**AIM**
Retype exactly the lines from the first one through the line with "const yTicks = [0, 0.2, 0.4, 0.6, 0.8, 1.0];", including both ends; skip any pictures.

**Plotting code records**
—————

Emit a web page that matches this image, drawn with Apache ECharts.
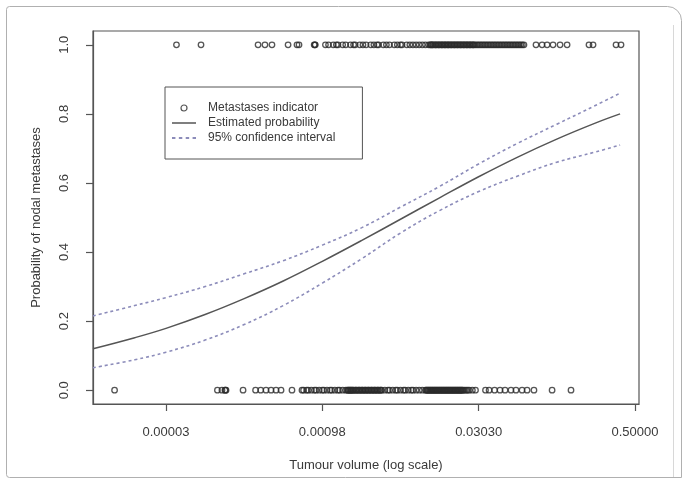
<!DOCTYPE html>
<html>
<head>
<meta charset="utf-8">
<script src="https://cdn.jsdelivr.net/npm/echarts@6/dist/echarts.min.js"></script>
<style>
html,body{margin:0;padding:0;background:#fff;}
#chart{width:683px;height:500px;}
</style>
</head>
<body>
<div id="chart"></div>
<script>
// x axis is in "log-scale units": tick k sits at position k
const tickPos = [0, 1, 2, 3];
const tickLabels = ['0.00003', '0.00098', '0.03030', '0.50000'];
const yTicks = [0, 0.2, 0.4, 0.6, 0.8, 1.0];

const curveX  = [-0.467, -0.2, 0, 0.25, 0.5, 0.75, 1.0, 1.25, 1.5, 1.75, 2.0, 2.25, 2.5, 2.75, 2.905];
const probEst = [0.120, 0.152, 0.179, 0.219, 0.265, 0.316, 0.373, 0.433, 0.495, 0.557, 0.618, 0.675, 0.727, 0.774, 0.800];
const ciUpper = [0.215, 0.245, 0.268, 0.300, 0.337, 0.375, 0.420, 0.470, 0.530, 0.590, 0.655, 0.715, 0.770, 0.825, 0.860];
const ciLower = [0.065, 0.088, 0.110, 0.145, 0.190, 0.245, 0.310, 0.380, 0.455, 0.520, 0.575, 0.620, 0.660, 0.690, 0.710];

// tumour positions with metastases (indicator = 1)
const metYes = [0.067, 0.224, 0.589, 0.633, 0.678, 0.781, 0.838, 0.851, 0.948, 0.952, 0.955,
  1.02, 1.04, 1.07, 1.09, 1.10, 1.13, 1.15, 1.18, 1.20, 1.21, 1.24, 1.26, 1.28, 1.31, 1.33, 1.35, 1.36,
  1.39, 1.41, 1.43, 1.46, 1.48, 1.50, 1.51, 1.54, 1.56, 1.58, 1.60, 1.62, 1.64, 1.66, 1.68,
  1.69, 1.695, 1.70, 1.705, 1.71, 1.72, 1.725, 1.73, 1.74, 1.745, 1.75, 1.76, 1.765, 1.77, 1.78, 1.785,
  1.79, 1.80, 1.805, 1.81, 1.82, 1.825, 1.83, 1.84, 1.845, 1.85, 1.86, 1.865, 1.87, 1.88, 1.885, 1.89,
  1.90, 1.905, 1.91, 1.92, 1.925, 1.93, 1.94, 1.945, 1.95, 1.96, 1.965, 1.97, 1.98, 1.99, 2.00, 2.01,
  2.02, 2.03, 2.04, 2.05, 2.06, 2.07, 2.08, 2.09, 2.10, 2.11, 2.12, 2.13, 2.14, 2.15, 2.16, 2.17,
  2.18, 2.19, 2.20, 2.21, 2.22, 2.23, 2.24, 2.25, 2.26, 2.27, 2.28, 2.29,
  2.367, 2.406, 2.438, 2.476, 2.521, 2.566, 2.706, 2.732, 2.879, 2.911];

// tumour positions without metastases (indicator = 0)
const metNo = [-0.329, 0.329, 0.358, 0.377, 0.380, 0.384, 0.493, 0.573, 0.606, 0.640, 0.672, 0.704,
  0.736, 0.806,
  0.87, 0.88, 0.90, 0.91, 0.93, 0.95, 0.96, 0.98, 1.00, 1.01, 1.03, 1.05, 1.06, 1.08, 1.10, 1.11,
  1.13, 1.15, 1.16, 1.165, 1.17, 1.175, 1.18, 1.185, 1.19, 1.195, 1.20, 1.21, 1.215, 1.22, 1.23, 1.235,
  1.24, 1.25, 1.255, 1.26, 1.27, 1.275, 1.28, 1.29, 1.295, 1.30, 1.31, 1.315, 1.32, 1.33, 1.335, 1.34,
  1.35, 1.355, 1.36, 1.37, 1.375, 1.38, 1.40, 1.42, 1.43, 1.45, 1.47, 1.48, 1.50,
  1.52, 1.53, 1.55, 1.57, 1.58, 1.60, 1.62, 1.64, 1.66, 1.665, 1.67, 1.675, 1.68, 1.685, 1.69, 1.695,
  1.70, 1.705, 1.71, 1.715, 1.72, 1.725, 1.73, 1.735, 1.74, 1.745, 1.75, 1.755, 1.76, 1.765, 1.77,
  1.775, 1.78, 1.785, 1.79, 1.795, 1.80, 1.805, 1.81, 1.815, 1.82, 1.825, 1.83, 1.835, 1.84, 1.845,
  1.85, 1.855, 1.86, 1.865, 1.87, 1.875, 1.88, 1.885, 1.89, 1.895, 1.90, 1.91, 1.92, 1.93, 1.94,
  1.96, 1.98,
  2.044, 2.067, 2.102, 2.137, 2.169, 2.207, 2.239, 2.278, 2.310, 2.354, 2.470, 2.591];

const FONT = '"Liberation Sans", Arial, sans-serif';
const TXT = '#3a3a3a';
const AX = '#555';
const CI = '#8c8cba';

const chart = echarts.init(document.getElementById('chart'), null, {renderer: 'canvas'});

const pointStyle = {color: 'rgba(0,0,0,0)', borderColor: '#2a2a2a', borderWidth: 1.3};
const solidIcon = 'path://M0,0H24V1.5H0Z';
const dashIcon = 'path://M0,0H3V1.6H0Z M6,0H9V1.6H6Z M12,0H15V1.6H12Z M18,0H21V1.6H18Z';

chart.setOption({
  animation: false,
  backgroundColor: '#fff',
  textStyle: {fontFamily: FONT},
  grid: {left: 93, right: 44, top: 31, bottom: 96, show: true, borderColor: AX, borderWidth: 1.2, backgroundColor: 'transparent'},
  xAxis: {
    type: 'value', min: -0.467, max: 3.026,
    axisLine: {show: true, onZero: false, lineStyle: {color: AX, width: 1.2}},
    splitLine: {show: false},
    axisTick: {show: true, inside: false, length: 7, customValues: tickPos, lineStyle: {color: AX, width: 1.2}},
    axisLabel: {customValues: tickPos, margin: 22, color: TXT, fontSize: 13, fontFamily: FONT,
      formatter: v => tickLabels[tickPos.indexOf(Math.round(v))] || ''},
    name: 'Tumour volume (log scale)', nameLocation: 'middle', nameGap: 55,
    nameTextStyle: {color: TXT, fontSize: 13, fontFamily: FONT}
  },
  yAxis: {
    type: 'value', min: -0.04, max: 1.04,
    axisLine: {show: true, onZero: false, lineStyle: {color: AX, width: 1.2}},
    splitLine: {show: false},
    axisTick: {show: true, inside: false, length: 7, customValues: yTicks, lineStyle: {color: AX, width: 1.2}},
    axisLabel: {customValues: yTicks, rotate: 90, margin: 22, color: TXT, fontSize: 13, fontFamily: FONT,
      formatter: v => v.toFixed(1)},
    name: 'Probability of nodal metastases', nameLocation: 'middle', nameGap: 50, nameRotate: 90,
    nameTextStyle: {color: TXT, fontSize: 13, fontFamily: FONT}
  },
  legend: {
    show: true, orient: 'vertical', left: 165, top: 87,
    borderColor: AX, borderWidth: 1, borderRadius: 0,
    padding: [14, 27, 14, 7], itemGap: 1, itemWidth: 24, itemHeight: 6,
    selectedMode: false,
    textStyle: {color: TXT, fontSize: 12, fontFamily: FONT, lineHeight: 14, padding: [0, 0, 0, 7]},
    data: [
      {name: 'Metastases indicator', icon: 'circle',
        itemStyle: {color: 'rgba(0,0,0,0)', borderColor: '#2a2a2a', borderWidth: 1.2}},
      {name: 'Estimated probability', icon: solidIcon,
        itemStyle: {color: '#555', borderWidth: 0}},
      {name: '95% confidence interval', icon: dashIcon,
        itemStyle: {color: CI, borderWidth: 0}}
    ]
  },
  graphic: [
    {type: 'rect', silent: true, z: -10, shape: {x: 6.5, y: 6.5, width: 675, height: 471, r: [3, 14, 0, 3]},
      style: {fill: 'none', stroke: '#b0b0b0', lineWidth: 1}},
    {type: 'line', silent: true, z: -10, shape: {x1: 673.5, y1: 25, x2: 673.5, y2: 477}, style: {stroke: '#d8d8d8', lineWidth: 1}}
  ],
  series: [
    {name: 'Metastases indicator', type: 'scatter', symbol: 'circle', symbolSize: 5.5,
      itemStyle: pointStyle, data: metYes.map(x => [x, 1])},
    {name: 'Metastases indicator', type: 'scatter', symbol: 'circle', symbolSize: 5.5,
      itemStyle: pointStyle, data: metNo.map(x => [x, 0])},
    {name: 'Estimated probability', type: 'line', symbol: 'none', smooth: 0.4,
      lineStyle: {color: '#555', width: 1.5}, itemStyle: {color: '#555'},
      data: curveX.map((x, i) => [x, probEst[i]])},
    {name: '95% confidence interval', type: 'line', symbol: 'none', smooth: 0.4,
      lineStyle: {color: CI, width: 1.6, type: [3, 3]}, itemStyle: {color: CI},
      data: curveX.map((x, i) => [x, ciUpper[i]])},
    {name: '95% confidence interval', type: 'line', symbol: 'none', smooth: 0.4,
      lineStyle: {color: CI, width: 1.6, type: [3, 3]}, itemStyle: {color: CI},
      data: curveX.map((x, i) => [x, ciLower[i]])}
  ]
});
</script>
</body>
</html>
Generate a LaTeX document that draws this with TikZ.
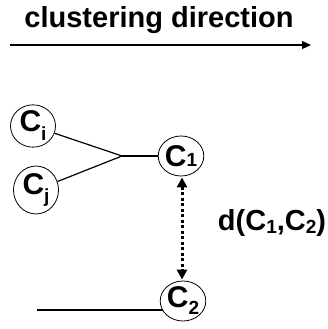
\documentclass[tikz,border=0pt]{standalone}
\usepackage{fontspec}
\setmainfont{Liberation Sans}
\usetikzlibrary{arrows.meta,shapes.geometric}
\newcommand\mysub[2]{\raisebox{#2}{\fontsize{19}{19}\selectfont #1}}
\begin{document}
\begin{tikzpicture}[x=1pt,y=1pt,
  cl/.style={draw, ellipse, minimum width=45pt, minimum height=40pt, inner sep=0pt,
    line width=0.8pt, font=\bfseries\fontsize{30}{30}\selectfont},
  link/.style={line width=1.2pt},
  big/.style={font=\bfseries\fontsize{29}{30}\selectfont}]
\useasboundingbox (0,0) rectangle (328,329);
% title and direction arrow
\node[big, anchor=base] (title) at (159,301) {clustering direction};
\coordinate (a0) at (10,284);
\coordinate (a1) at (311,284);
\draw[line width=1.3pt, -{Triangle[length=9pt,width=8pt]}] (a0) -- (a1);
% clusters
\node[cl] (Ci) at (33,203) {C\mysub{i}{-9pt}};
\node[cl] (Cj) at (36,139) {C\mysub{j}{-9pt}};
\node[cl] (C1) at (181,173) {C\mysub{1}{0pt}};
\node[cl] (C2) at (183,28) {C\mysub{2}{-7pt}};
\coordinate (J) at (122,173);
\draw[link] (Ci) -- (J);
\draw[link] (Cj) -- (J);
\draw[link] (J) -- (C1);
\coordinate (L) at (37,19);
\draw[link] (L) -- (L -| C2.205);
% distance arrow
\draw[line width=3pt, dash pattern=on 3pt off 2.5pt,
  {Triangle[length=10pt,width=10pt]}-{Triangle[length=10pt,width=10pt]},
  shorten <=1pt, shorten >=1pt] (C1.south -| 182,0) -- (C2.north -| 182,0);
\node[big, anchor=base] (d) at (272,98) {d(C\mysub{1}{-3pt},C\mysub{2}{-3pt})};
\end{tikzpicture}
\end{document}
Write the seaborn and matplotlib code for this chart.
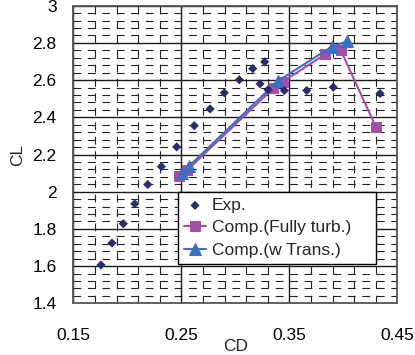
import numpy as np
import pandas as pd
import seaborn as sns
import matplotlib.pyplot as plt
from matplotlib.ticker import FixedLocator, MultipleLocator

# experiment
exp_cd = [0.1756, 0.1858, 0.1963, 0.2069, 0.2189, 0.2315, 0.2457, 0.2620, 0.2766, 0.2898,
          0.3037, 0.3161, 0.3272, 0.3229, 0.3303, 0.3454, 0.3661, 0.3907, 0.4340]
exp_cl = [1.606, 1.724, 1.828, 1.935, 2.039, 2.135, 2.241, 2.355, 2.445, 2.532,
          2.602, 2.662, 2.698, 2.580, 2.548, 2.544, 2.544, 2.562, 2.528]

# computation, fully turbulent
turb_cd = [0.2479, 0.2553, 0.3350, 0.3437, 0.3833, 0.3976, 0.4303]
turb_cl = [2.083, 2.115, 2.555, 2.591, 2.739, 2.761, 2.346]

# computation, with transition
trans_cd = [0.2506, 0.2571, 0.3393, 0.3891, 0.4036]
trans_cl = [2.098, 2.137, 2.595, 2.779, 2.809]

sns.set_theme(style="white")
plt.rcParams['font.family'] = ['Liberation Sans', 'DejaVu Sans']

fig = plt.figure(figsize=(4.15, 3.55), dpi=100)
ax = fig.add_axes([0.1767, 0.1456, 0.7807, 0.8383])

sns.scatterplot(x=exp_cd, y=exp_cl, marker='D', s=22, color='#2B2C6A',
                edgecolor='none', label='Exp.', ax=ax, zorder=4)
sns.lineplot(x=turb_cd, y=turb_cl, sort=False, estimator=None, marker='s',
             markersize=7, color='#A44FA6', markeredgecolor='#A44FA6', linewidth=1.5,
             label='Comp.(Fully turb.)', ax=ax, zorder=3)
sns.lineplot(x=trans_cd, y=trans_cl, sort=False, estimator=None, marker='^',
             markersize=8, color='#3E6EC2', markeredgecolor='#3E6EC2', linewidth=1.5,
             label='Comp.(w Trans.)', ax=ax, zorder=3)

ax.set_xlim(0.15, 0.45)
ax.set_ylim(1.4, 3.0)
ax.xaxis.set_major_locator(FixedLocator([0.15, 0.25, 0.35, 0.45]))
ax.xaxis.set_minor_locator(FixedLocator(np.arange(0.17, 0.45, 0.02)))
ax.yaxis.set_major_locator(MultipleLocator(0.2))
ax.yaxis.set_minor_locator(MultipleLocator(0.04))
ax.set_yticklabels([f"{v:g}" for v in ax.get_yticks()])

ax.grid(which='major', color='#1a1a1a', linewidth=1.0, linestyle='-')
ax.grid(which='minor', color='#222222', linewidth=0.8, linestyle=(0, (7, 6)))
ax.set_axisbelow(True)
for s in ax.spines.values():
    s.set_color('#555555')
    s.set_linewidth(1.3)

ax.tick_params(which='both', length=0)
ax.tick_params(axis='x', pad=18, labelsize=12.5, colors='black')
ax.tick_params(axis='y', pad=12, labelsize=12.5, colors='black')
ax.set_xlabel('CD', fontsize=12.5, labelpad=-3)
ax.set_ylabel('CL', fontsize=12.5, labelpad=5)

leg = ax.legend(loc='upper left', bbox_to_anchor=(0.322, 0.375, 0.611, 0.0),
                mode='expand', fontsize=12.5, frameon=True, fancybox=False,
                framealpha=1, edgecolor='black', handlelength=1.3,
                handletextpad=0.3, borderaxespad=0, labelspacing=0.42,
                borderpad=0.35)
leg.get_frame().set_linewidth(1.0)

fig.savefig('out.png', dpi=100)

—————

**WORKED ANSWER**
Emit a web page that matches this image, drawn with Apache ECharts.
<!DOCTYPE html>
<html>
<head>
<meta charset="utf-8">
<script src="https://cdn.jsdelivr.net/npm/echarts@6/dist/echarts.min.js"></script>
<style>
html,body{margin:0;padding:0;background:#fff;}
#chart{width:683px;height:500px;}
</style>
</head>
<body>
<div id="chart"></div>
<script>
// x axis is in "log-scale units": tick k sits at position k
const tickPos = [0, 1, 2, 3];
const tickLabels = ['0.00003', '0.00098', '0.03030', '0.50000'];
const yTicks = [0, 0.2, 0.4, 0.6, 0.8, 1.0];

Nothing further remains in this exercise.